Chapter 8, Problem 8.14P

Consider a cylindrical nuclear fuel rod of length L and diameter D that is encased in a concentric tube. Pressurized water flows through the annular region between the rod and the tube at a rate $\stackrel{\dot{}}{m}$ , and the outer surface of the tube is well insulated. Heat generation occurs within the fuel rod, and the volumetric generation rate is known to vary sinusoidally with distance along the rod. That is, $\stackrel{\dot{}}{q}\left(x\right)={\stackrel{\dot{}}{q}}_o\sin \left(\pi x/L\right),\text{where}{\stackrel{\dot{}}{q}}_o\left(W/m^3\right)$ is a constant. A uniform convection coefficient h may be assumed to exist between the surface of the rod and the water.

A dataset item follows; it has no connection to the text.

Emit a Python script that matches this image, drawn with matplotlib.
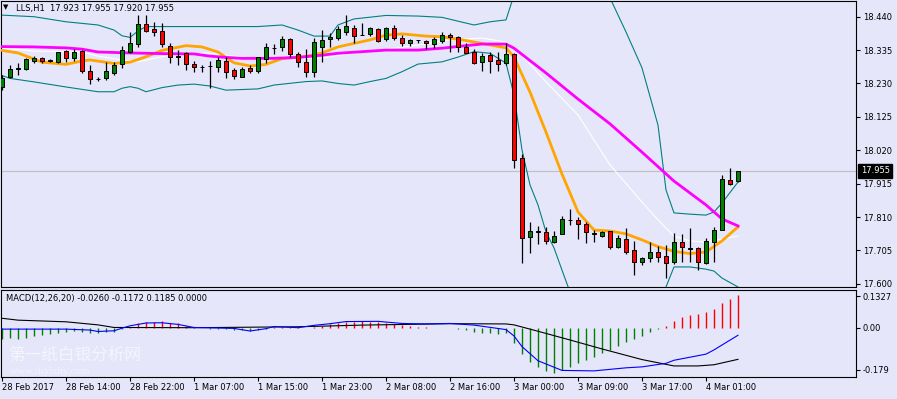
import numpy as np
import matplotlib
matplotlib.use('Agg')
import matplotlib.pyplot as plt

plt.rcParams['font.family'] = ['DejaVu Sans']

BG = '#E6E6FA'
W, H = 897, 399

# LLS H1 candles (open, high, low, close), oldest first
opens = [18.220, 18.251, 18.276, 18.274, 18.302, 18.309, 18.302, 18.297, 18.331, 18.311,
         18.331, 18.269, 18.245, 18.246, 18.262, 18.291, 18.330, 18.353, 18.416, 18.401,
         18.394, 18.348, 18.315, 18.326, 18.290, 18.283, 18.286, 18.283, 18.302, 18.272,
         18.251, 18.279, 18.270, 18.307, 18.342, 18.344, 18.369, 18.323, 18.296, 18.265,
         18.346, 18.369, 18.372, 18.393, 18.406, 18.384, 18.386, 18.401, 18.369, 18.406,
         18.372, 18.356, 18.367, 18.365, 18.353, 18.365, 18.382, 18.375, 18.346, 18.330,
         18.296, 18.320, 18.304, 18.293, 18.323, 17.995, 17.746, 17.764, 17.762, 17.732,
         17.756, 17.800, 17.801, 17.788, 17.759, 17.751, 17.766, 17.717, 17.741, 17.706,
         17.668, 17.682, 17.699, 17.688, 17.670, 17.730, 17.712, 17.712, 17.664, 17.730,
         17.769, 17.927, 17.923]
highs = [18.257, 18.288, 18.293, 18.309, 18.316, 18.314, 18.307, 18.330, 18.335, 18.338,
         18.335, 18.288, 18.251, 18.299, 18.299, 18.348, 18.393, 18.445, 18.445, 18.424,
         18.419, 18.356, 18.335, 18.330, 18.302, 18.288, 18.302, 18.312, 18.312, 18.278,
         18.283, 18.288, 18.314, 18.356, 18.353, 18.379, 18.372, 18.328, 18.340, 18.372,
         18.398, 18.388, 18.411, 18.445, 18.414, 18.421, 18.409, 18.406, 18.409, 18.414,
         18.382, 18.370, 18.367, 18.367, 18.377, 18.393, 18.388, 18.380, 18.356, 18.337,
         18.327, 18.330, 18.330, 18.356, 18.325, 18.008, 17.793, 17.782, 17.780, 17.765,
         17.813, 17.834, 17.811, 17.795, 17.769, 17.766, 17.766, 17.753, 17.774, 17.736,
         17.685, 17.730, 17.720, 17.722, 17.761, 17.757, 17.774, 17.717, 17.743, 17.778,
         17.942, 17.963, 17.955]
lows = [18.209, 18.248, 18.257, 18.272, 18.293, 18.293, 18.297, 18.293, 18.299, 18.302,
        18.264, 18.227, 18.238, 18.241, 18.257, 18.278, 18.325, 18.346, 18.393, 18.380,
        18.346, 18.293, 18.288, 18.272, 18.267, 18.267, 18.215, 18.267, 18.248, 18.243,
        18.251, 18.262, 18.262, 18.293, 18.322, 18.333, 18.314, 18.283, 18.249, 18.249,
        18.296, 18.346, 18.367, 18.382, 18.356, 18.382, 18.380, 18.359, 18.365, 18.367,
        18.349, 18.349, 18.358, 18.337, 18.343, 18.356, 18.330, 18.328, 18.325, 18.290,
        18.270, 18.262, 18.270, 18.288, 17.963, 17.666, 17.696, 17.725, 17.725, 17.727,
        17.756, 17.785, 17.740, 17.727, 17.732, 17.746, 17.708, 17.712, 17.693, 17.628,
        17.659, 17.670, 17.670, 17.619, 17.662, 17.670, 17.670, 17.643, 17.661, 17.668,
        17.769, 17.911, 17.920]
closes = [18.246, 18.275, 18.278, 18.306, 18.309, 18.302, 18.303, 18.328, 18.309, 18.329,
          18.270, 18.244, 18.244, 18.269, 18.288, 18.334, 18.358, 18.417, 18.396, 18.391,
          18.353, 18.314, 18.314, 18.290, 18.281, 18.283, 18.286, 18.304, 18.267, 18.253,
          18.275, 18.270, 18.312, 18.344, 18.343, 18.369, 18.322, 18.296, 18.265, 18.359,
          18.367, 18.375, 18.401, 18.411, 18.380, 18.383, 18.403, 18.365, 18.403, 18.372,
          18.356, 18.367, 18.366, 18.356, 18.370, 18.382, 18.375, 18.346, 18.327, 18.295,
          18.317, 18.302, 18.290, 18.323, 17.990, 17.743, 17.765, 17.765, 17.736, 17.750,
          17.803, 17.801, 17.787, 17.762, 17.758, 17.762, 17.717, 17.743, 17.699, 17.668,
          17.680, 17.699, 17.685, 17.664, 17.730, 17.717, 17.711, 17.668, 17.735, 17.769,
          17.929, 17.914, 17.955]

# indicator lines (bar index, value)
ma_slow_idx = [0, 4, 8, 10, 12, 16, 20, 24, 26, 28, 30, 34, 37, 40, 42, 45, 48, 52, 55, 58,
               60, 63, 64, 68, 72, 76, 80, 84, 88, 90, 92]
ma_slow = [18.346, 18.345, 18.342, 18.338, 18.329, 18.326, 18.324, 18.323, 18.316, 18.312,
           18.309, 18.309, 18.312, 18.319, 18.325, 18.330, 18.335, 18.335, 18.341, 18.349,
           18.354, 18.354, 18.341, 18.263, 18.181, 18.103, 18.014, 17.923, 17.848, 17.804,
           17.782]

ma_fast_idx = [0, 2, 5, 8, 10, 11, 14, 16, 18, 20, 23, 25, 27, 29, 31, 33, 35, 38, 40, 42,
               44, 46, 48, 50, 53, 55, 58, 60, 63, 64, 66, 68, 70, 72, 74, 76, 78, 80, 82, 84,
               86, 88, 90, 92]
ma_fast = [18.334, 18.326, 18.297, 18.290, 18.301, 18.304, 18.293, 18.297, 18.314, 18.334,
           18.349, 18.345, 18.329, 18.295, 18.285, 18.290, 18.308, 18.315, 18.326, 18.345,
           18.356, 18.367, 18.382, 18.386, 18.379, 18.377, 18.365, 18.356, 18.342, 18.313,
           18.203, 18.077, 17.945, 17.826, 17.769, 17.766, 17.757, 17.738, 17.717, 17.702,
           17.695, 17.700, 17.735, 17.779]

bb_mid_idx = [0, 4, 10, 12, 15, 17, 20, 22, 26, 28, 32, 40, 44, 48, 52, 56, 60, 63, 64, 66,
              68, 72, 76, 80, 82, 84, 86, 88, 90, 92]
bb_mid = [18.341, 18.332, 18.329, 18.316, 18.304, 18.298, 18.314, 18.325, 18.325, 18.319,
          18.308, 18.310, 18.326, 18.338, 18.351, 18.367, 18.373, 18.360, 18.342, 18.291,
          18.235, 18.131, 17.974, 17.857, 17.801, 17.750, 17.735, 17.731, 17.741, 17.750]

bb_up_idx = [0, 4, 8, 12, 14, 15, 16, 17, 18, 24, 32, 35, 37, 39, 41, 42, 44, 48, 52, 55,
             57, 59, 61, 63, 64, 66, 68, 72, 76, 78, 80, 82, 83, 84, 86, 88, 89, 90, 92]
bb_up = [18.445, 18.440, 18.424, 18.414, 18.398, 18.380, 18.375, 18.395, 18.409, 18.409,
         18.409, 18.414, 18.398, 18.379, 18.379, 18.414, 18.433, 18.444, 18.442, 18.438,
         18.426, 18.414, 18.424, 18.430, 18.508, 18.681, 18.744, 18.713, 18.499, 18.392,
         18.279, 18.099, 17.895, 17.823, 17.819, 17.816, 17.826, 17.854, 17.920]

bb_lo_idx = [0, 1, 4, 8, 12, 14, 15, 16, 17, 18, 20, 22, 24, 26, 28, 32, 34, 38, 40, 42,
             44, 46, 48, 50, 52, 55, 57, 59, 61, 63, 64, 65, 66, 67, 68, 69, 70, 71, 74, 78,
             82, 83, 84, 86, 88, 89, 90, 92]
bb_lo = [18.255, 18.246, 18.235, 18.219, 18.204, 18.204, 18.215, 18.220, 18.215, 18.204,
         18.217, 18.225, 18.228, 18.222, 18.209, 18.213, 18.225, 18.236, 18.238, 18.230,
         18.225, 18.236, 18.246, 18.267, 18.291, 18.298, 18.313, 18.330, 18.325, 18.294,
         18.194, 18.021, 17.911, 17.848, 17.763, 17.713, 17.643, 17.574, 17.455, 17.392,
         17.518, 17.590, 17.653, 17.653, 17.646, 17.640, 17.618, 17.590]

# MACD panel
macd_hist = [-0.049, -0.045, -0.048, -0.045, -0.035, -0.031, -0.028, -0.024, -0.020, -0.013,
             -0.017, -0.021, -0.021, -0.020, -0.017, -0.007, 0.002, 0.018, 0.023, 0.025,
             0.027, 0.021, 0.018, 0.007, 0.001, -0.003, -0.004, -0.004, -0.006, -0.010,
             -0.010, -0.014, -0.010, -0.006, 0.001, 0.002, 0.002, 0.001, -0.003, 0.003,
             0.008, 0.014, 0.021, 0.024, 0.025, 0.028, 0.025, 0.024, 0.021, 0.017,
             0.010, 0.006, 0.003, 0.001, -0.003, -0.002, -0.003, -0.007, -0.010, -0.017,
             -0.021, -0.024, -0.027, -0.024, -0.064, -0.112, -0.144, -0.168, -0.184, -0.191,
             -0.179, -0.168, -0.151, -0.137, -0.126, -0.109, -0.095, -0.076, -0.062, -0.048,
             -0.034, -0.020, -0.004, 0.007, 0.030, 0.047, 0.054, 0.056, 0.066, 0.079,
             0.106, 0.121, 0.138]

macd_blue_idx = [0, 8, 11, 12, 14, 15, 16, 18, 20, 22, 24, 29, 31, 33, 34, 37, 39, 41, 43, 47,
                 50, 53, 56, 59, 63, 64, 65, 67, 70, 74, 78, 80, 83, 84, 88, 89, 92]
macd_blue = [-0.006, -0.006, -0.010, -0.016, -0.013, -0.002, 0.008, 0.020, 0.021, 0.014,
             0.001, -0.003, -0.014, -0.004, 0.005, 0.000, 0.010, 0.017, 0.026, 0.027,
             0.018, 0.016, 0.018, 0.011, -0.008, -0.035, -0.080, -0.140, -0.181, -0.183,
             -0.170, -0.166, -0.151, -0.138, -0.112, -0.094, -0.032]

macd_black_idx = [0, 2, 8, 12, 14, 24, 37, 45, 56, 63, 64, 67, 71, 75, 80, 84, 87, 89, 92]
macd_black = [0.040, 0.032, 0.025, 0.012, 0.001, 0.000, 0.004, 0.011, 0.017, 0.016,
              0.012, -0.015, -0.052, -0.090, -0.135, -0.162, -0.162, -0.157, -0.134]

price_ticks = [18.440, 18.335, 18.230, 18.125, 18.020, 17.915, 17.810, 17.705, 17.600]
macd_ticks = [0.1327, 0.0, -0.179]
macd_tick_labels = ['0.1327', '0.00', '-0.179']
time_tick_idx = [0, 8, 16, 24, 32, 40, 48, 56, 64, 72, 80, 88]
time_labels = ['28 Feb 2017', '28 Feb 14:00', '28 Feb 22:00', '1 Mar 07:00', '1 Mar 15:00',
               '1 Mar 23:00', '2 Mar 08:00', '2 Mar 16:00', '3 Mar 00:00', '3 Mar 09:00',
               '3 Mar 17:00', '4 Mar 01:00']
last_price = 17.955


def fx(px):
    return px / W


def fy(py):
    return 1 - py / H


fig = plt.figure(figsize=(W / 100, H / 100), dpi=100, facecolor=BG)
ax = fig.add_axes([fx(0.5), fy(286.5), fx(856) - fx(0.5), fy(1) - fy(286.5)], facecolor=BG)
ax2 = fig.add_axes([fx(0.5), fy(377), fx(856) - fx(0.5), fy(289.5) - fy(377)], facecolor=BG)

# main panel
ax.axhline(last_price, color='#C0C0C0', lw=0.8, zorder=1)
ax.plot(bb_up_idx, bb_up, color='#008080', lw=0.8, zorder=2)
ax.plot(bb_lo_idx, bb_lo, color='#008080', lw=0.8, zorder=2)
ax.plot(bb_mid_idx, bb_mid, color='white', lw=0.8, zorder=2)
ax.plot(ma_fast_idx, ma_fast, color='#FFA500', lw=2, zorder=3)
ax.plot(ma_slow_idx, ma_slow, color='#FF00FF', lw=2, zorder=3)

idx = np.arange(len(opens))
o = np.array(opens)
c = np.array(closes)
ax.vlines(idx, lows, highs, color='black', lw=0.9, zorder=4)
body_cols = ['#008000' if cc >= oo else '#FF0000' for oo, cc in zip(o, c)]
ax.bar(idx, c - o, bottom=o, width=0.5, color=body_cols, edgecolor='black', lw=0.7, zorder=5)

ax.set_xlim(-0.1875, 106.75)
ax.set_ylim(17.5915, 18.4894)
ax.yaxis.tick_right()
ax.set_yticks(price_ticks)
ax.set_yticklabels(['%.3f' % p for p in price_ticks])
ax.tick_params(axis='y', direction='out', length=3, width=0.8, pad=2, labelsize=6)
ax.tick_params(axis='x', bottom=False, labelbottom=False)
ax.annotate('%.3f' % last_price, xy=(1, last_price), xycoords=('axes fraction', 'data'),
            xytext=(3.5, 0), textcoords='offset points', va='center', ha='left',
            color='white', fontsize=6,
            bbox=dict(boxstyle='square,pad=0.3', fc='black', ec='black'))

# MACD panel
hist_cols = ['#FF0000' if v > 0 else '#008000' for v in macd_hist]
ax2.vlines(idx, 0, macd_hist, colors=hist_cols, lw=1, zorder=2)
ax2.plot(macd_black_idx, macd_black, color='black', lw=0.8, zorder=3)
ax2.plot(macd_blue_idx, macd_blue, color='#0000FF', lw=0.8, zorder=3)
ax2.set_xlim(-0.1875, 106.75)
ax2.set_ylim(-0.2089, 0.1619)
ax2.yaxis.tick_right()
ax2.set_yticks(macd_ticks)
ax2.set_yticklabels(macd_tick_labels)
ax2.tick_params(axis='y', direction='out', length=3, width=0.8, pad=2, labelsize=6)
ax2.set_xticks(time_tick_idx)
ax2.set_xticklabels(time_labels)
ax2.tick_params(axis='x', direction='out', length=3, width=0.8, pad=1.5, labelsize=6)
for lbl in ax2.get_xticklabels():
    lbl.set_horizontalalignment('left')

for a in (ax, ax2):
    for s in a.spines.values():
        s.set_color('black')
        s.set_linewidth(0.8)

# texts
fig.text(fx(3), fy(7.5), '\u25bc', fontsize=5, va='center', ha='left')
fig.text(fx(16), fy(8), 'LLS,H1  17.923 17.955 17.920 17.955', fontsize=6, va='center', ha='left')
fig.text(fx(6), fy(298), 'MACD(12,26,20) -0.0260 -0.1172 0.1185 0.0000', fontsize=6,
         va='center', ha='left')
fig.text(fx(8), fy(355.5), '第一纸白银分析网', fontsize=12, color='white', alpha=0.6,
         family=['Noto Sans CJK SC', 'DejaVu Sans'], va='center', ha='left')
# faint site watermark, kept just above the time labels
fig.text(fx(10), fy(371), 'www.diyizby.com', fontsize=8, color='white', alpha=0.45,
         family=['Liberation Serif'], va='center', ha='left')

fig.savefig('out.png', dpi=100, facecolor=BG)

(a) Obtain expressions for the local heat flux $q\text{'}\text{'}\left(x\right)$ and the total heat transfer q from the fuel rod to the water.
(b) Obtain an expression for the variation of the mean temperature $T_m\left(x\right)$ of the water with distance xalong the tube.
(c) Obtain an expression for the variation of the rod surface temperature $T_s\left(x\right)$ with distance x along the tube. Develop an expression for the x-location at which this temperature is maximized.